# Information shown:
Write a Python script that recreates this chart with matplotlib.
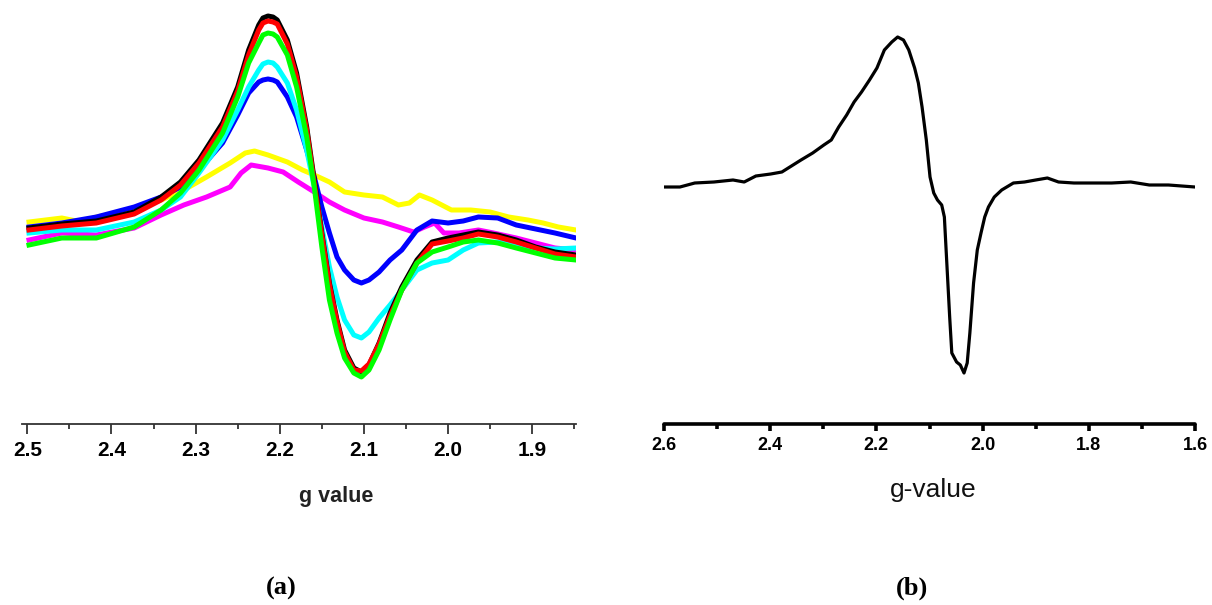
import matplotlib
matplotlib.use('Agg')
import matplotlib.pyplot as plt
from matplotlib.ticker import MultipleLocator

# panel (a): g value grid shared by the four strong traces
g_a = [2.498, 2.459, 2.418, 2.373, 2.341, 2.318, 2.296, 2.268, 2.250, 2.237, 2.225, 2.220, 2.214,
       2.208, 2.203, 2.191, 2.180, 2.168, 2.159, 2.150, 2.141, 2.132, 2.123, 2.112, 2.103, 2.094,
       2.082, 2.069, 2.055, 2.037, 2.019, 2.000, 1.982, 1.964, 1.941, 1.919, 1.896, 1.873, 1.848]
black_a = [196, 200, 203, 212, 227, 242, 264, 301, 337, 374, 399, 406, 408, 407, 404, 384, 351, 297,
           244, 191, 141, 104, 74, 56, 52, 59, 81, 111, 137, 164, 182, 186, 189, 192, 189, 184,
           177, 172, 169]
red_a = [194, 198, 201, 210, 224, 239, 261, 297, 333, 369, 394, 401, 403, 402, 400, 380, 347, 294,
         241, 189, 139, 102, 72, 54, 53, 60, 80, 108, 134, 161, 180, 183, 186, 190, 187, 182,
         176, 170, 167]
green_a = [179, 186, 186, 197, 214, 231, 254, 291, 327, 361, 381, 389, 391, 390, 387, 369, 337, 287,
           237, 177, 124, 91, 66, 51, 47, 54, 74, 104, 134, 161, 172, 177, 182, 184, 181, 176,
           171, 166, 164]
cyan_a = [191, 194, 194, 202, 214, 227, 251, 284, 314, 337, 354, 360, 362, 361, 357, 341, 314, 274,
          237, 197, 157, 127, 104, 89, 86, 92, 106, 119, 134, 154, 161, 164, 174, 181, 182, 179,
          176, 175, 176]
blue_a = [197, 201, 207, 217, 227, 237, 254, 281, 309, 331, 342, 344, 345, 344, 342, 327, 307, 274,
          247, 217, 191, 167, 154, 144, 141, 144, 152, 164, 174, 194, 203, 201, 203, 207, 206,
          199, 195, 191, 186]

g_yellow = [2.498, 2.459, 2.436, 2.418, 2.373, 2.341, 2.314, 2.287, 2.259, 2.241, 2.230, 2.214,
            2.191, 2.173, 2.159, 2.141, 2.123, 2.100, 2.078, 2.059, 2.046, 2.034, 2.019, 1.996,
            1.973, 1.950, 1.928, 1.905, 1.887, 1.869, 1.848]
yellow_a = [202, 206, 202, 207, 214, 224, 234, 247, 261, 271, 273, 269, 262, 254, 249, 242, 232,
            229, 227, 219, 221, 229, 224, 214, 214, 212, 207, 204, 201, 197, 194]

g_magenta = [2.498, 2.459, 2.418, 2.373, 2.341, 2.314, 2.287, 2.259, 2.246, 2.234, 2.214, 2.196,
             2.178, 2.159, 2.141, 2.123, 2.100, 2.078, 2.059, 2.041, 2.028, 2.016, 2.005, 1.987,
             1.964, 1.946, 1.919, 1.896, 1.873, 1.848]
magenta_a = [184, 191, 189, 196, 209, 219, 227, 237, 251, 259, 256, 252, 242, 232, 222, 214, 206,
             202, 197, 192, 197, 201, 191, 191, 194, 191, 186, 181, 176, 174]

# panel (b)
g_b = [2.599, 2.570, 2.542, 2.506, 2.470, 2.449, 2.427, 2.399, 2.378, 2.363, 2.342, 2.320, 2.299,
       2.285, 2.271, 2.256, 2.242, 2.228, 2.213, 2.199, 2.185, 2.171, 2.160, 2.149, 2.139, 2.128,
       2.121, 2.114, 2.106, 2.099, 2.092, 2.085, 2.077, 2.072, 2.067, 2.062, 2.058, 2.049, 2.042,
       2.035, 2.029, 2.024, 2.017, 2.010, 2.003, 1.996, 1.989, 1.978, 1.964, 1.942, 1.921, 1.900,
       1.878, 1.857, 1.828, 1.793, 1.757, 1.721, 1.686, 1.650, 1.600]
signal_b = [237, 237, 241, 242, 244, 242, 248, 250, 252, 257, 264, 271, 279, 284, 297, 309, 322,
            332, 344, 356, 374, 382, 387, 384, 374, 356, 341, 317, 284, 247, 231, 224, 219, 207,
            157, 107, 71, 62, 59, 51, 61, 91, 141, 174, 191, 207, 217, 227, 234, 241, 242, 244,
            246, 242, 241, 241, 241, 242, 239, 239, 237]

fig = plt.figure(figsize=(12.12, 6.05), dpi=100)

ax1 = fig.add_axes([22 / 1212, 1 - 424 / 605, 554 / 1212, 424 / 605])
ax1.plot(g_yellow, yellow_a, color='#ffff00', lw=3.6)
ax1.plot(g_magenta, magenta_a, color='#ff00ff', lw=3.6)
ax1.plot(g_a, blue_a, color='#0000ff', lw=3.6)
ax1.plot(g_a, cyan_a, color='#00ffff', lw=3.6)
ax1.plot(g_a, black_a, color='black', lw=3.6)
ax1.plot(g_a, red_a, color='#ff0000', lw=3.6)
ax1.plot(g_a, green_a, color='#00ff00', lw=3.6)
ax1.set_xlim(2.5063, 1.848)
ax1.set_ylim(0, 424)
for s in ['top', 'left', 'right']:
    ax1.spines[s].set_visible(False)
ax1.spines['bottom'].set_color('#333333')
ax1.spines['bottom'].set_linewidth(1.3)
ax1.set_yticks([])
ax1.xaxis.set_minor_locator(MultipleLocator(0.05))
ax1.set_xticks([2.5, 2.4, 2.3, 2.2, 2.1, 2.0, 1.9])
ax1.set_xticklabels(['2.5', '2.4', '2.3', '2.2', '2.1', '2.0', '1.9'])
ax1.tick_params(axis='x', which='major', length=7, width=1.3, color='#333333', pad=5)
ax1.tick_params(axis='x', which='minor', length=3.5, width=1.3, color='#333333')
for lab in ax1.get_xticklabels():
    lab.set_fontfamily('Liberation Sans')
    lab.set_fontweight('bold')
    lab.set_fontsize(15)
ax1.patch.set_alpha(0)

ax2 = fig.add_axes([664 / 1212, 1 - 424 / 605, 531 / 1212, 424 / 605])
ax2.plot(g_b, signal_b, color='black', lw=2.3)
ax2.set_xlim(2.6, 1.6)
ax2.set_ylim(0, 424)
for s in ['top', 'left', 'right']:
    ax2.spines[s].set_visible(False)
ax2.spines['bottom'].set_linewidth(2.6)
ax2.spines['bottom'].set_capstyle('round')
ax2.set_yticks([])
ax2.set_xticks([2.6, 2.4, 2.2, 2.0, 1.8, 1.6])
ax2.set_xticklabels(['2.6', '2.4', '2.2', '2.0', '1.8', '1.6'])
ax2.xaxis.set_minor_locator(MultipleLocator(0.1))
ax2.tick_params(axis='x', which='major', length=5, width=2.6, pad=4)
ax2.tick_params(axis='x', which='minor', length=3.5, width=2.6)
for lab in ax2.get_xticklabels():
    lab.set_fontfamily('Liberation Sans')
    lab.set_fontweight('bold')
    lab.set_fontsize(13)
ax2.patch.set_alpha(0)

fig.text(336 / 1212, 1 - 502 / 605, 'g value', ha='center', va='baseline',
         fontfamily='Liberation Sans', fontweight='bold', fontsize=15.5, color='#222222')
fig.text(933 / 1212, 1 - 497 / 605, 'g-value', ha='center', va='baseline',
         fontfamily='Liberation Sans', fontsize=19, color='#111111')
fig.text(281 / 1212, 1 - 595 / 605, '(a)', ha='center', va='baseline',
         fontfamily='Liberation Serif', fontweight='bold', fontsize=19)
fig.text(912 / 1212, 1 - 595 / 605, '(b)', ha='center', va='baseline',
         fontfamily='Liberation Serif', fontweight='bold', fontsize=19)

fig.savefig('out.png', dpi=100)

# What needs to be done:
Leave the pictures out and reproduce exactly the lines from the top of the listing above through the line with "199, 195, 191, 186]".

# Result of the exercise:
Write a Python script that recreates this chart with matplotlib.
import matplotlib
matplotlib.use('Agg')
import matplotlib.pyplot as plt
from matplotlib.ticker import MultipleLocator

# panel (a): g value grid shared by the four strong traces
g_a = [2.498, 2.459, 2.418, 2.373, 2.341, 2.318, 2.296, 2.268, 2.250, 2.237, 2.225, 2.220, 2.214,
       2.208, 2.203, 2.191, 2.180, 2.168, 2.159, 2.150, 2.141, 2.132, 2.123, 2.112, 2.103, 2.094,
       2.082, 2.069, 2.055, 2.037, 2.019, 2.000, 1.982, 1.964, 1.941, 1.919, 1.896, 1.873, 1.848]
black_a = [196, 200, 203, 212, 227, 242, 264, 301, 337, 374, 399, 406, 408, 407, 404, 384, 351, 297,
           244, 191, 141, 104, 74, 56, 52, 59, 81, 111, 137, 164, 182, 186, 189, 192, 189, 184,
           177, 172, 169]
red_a = [194, 198, 201, 210, 224, 239, 261, 297, 333, 369, 394, 401, 403, 402, 400, 380, 347, 294,
         241, 189, 139, 102, 72, 54, 53, 60, 80, 108, 134, 161, 180, 183, 186, 190, 187, 182,
         176, 170, 167]
green_a = [179, 186, 186, 197, 214, 231, 254, 291, 327, 361, 381, 389, 391, 390, 387, 369, 337, 287,
           237, 177, 124, 91, 66, 51, 47, 54, 74, 104, 134, 161, 172, 177, 182, 184, 181, 176,
           171, 166, 164]
cyan_a = [191, 194, 194, 202, 214, 227, 251, 284, 314, 337, 354, 360, 362, 361, 357, 341, 314, 274,
          237, 197, 157, 127, 104, 89, 86, 92, 106, 119, 134, 154, 161, 164, 174, 181, 182, 179,
          176, 175, 176]
blue_a = [197, 201, 207, 217, 227, 237, 254, 281, 309, 331, 342, 344, 345, 344, 342, 327, 307, 274,
          247, 217, 191, 167, 154, 144, 141, 144, 152, 164, 174, 194, 203, 201, 203, 207, 206,
          199, 195, 191, 186]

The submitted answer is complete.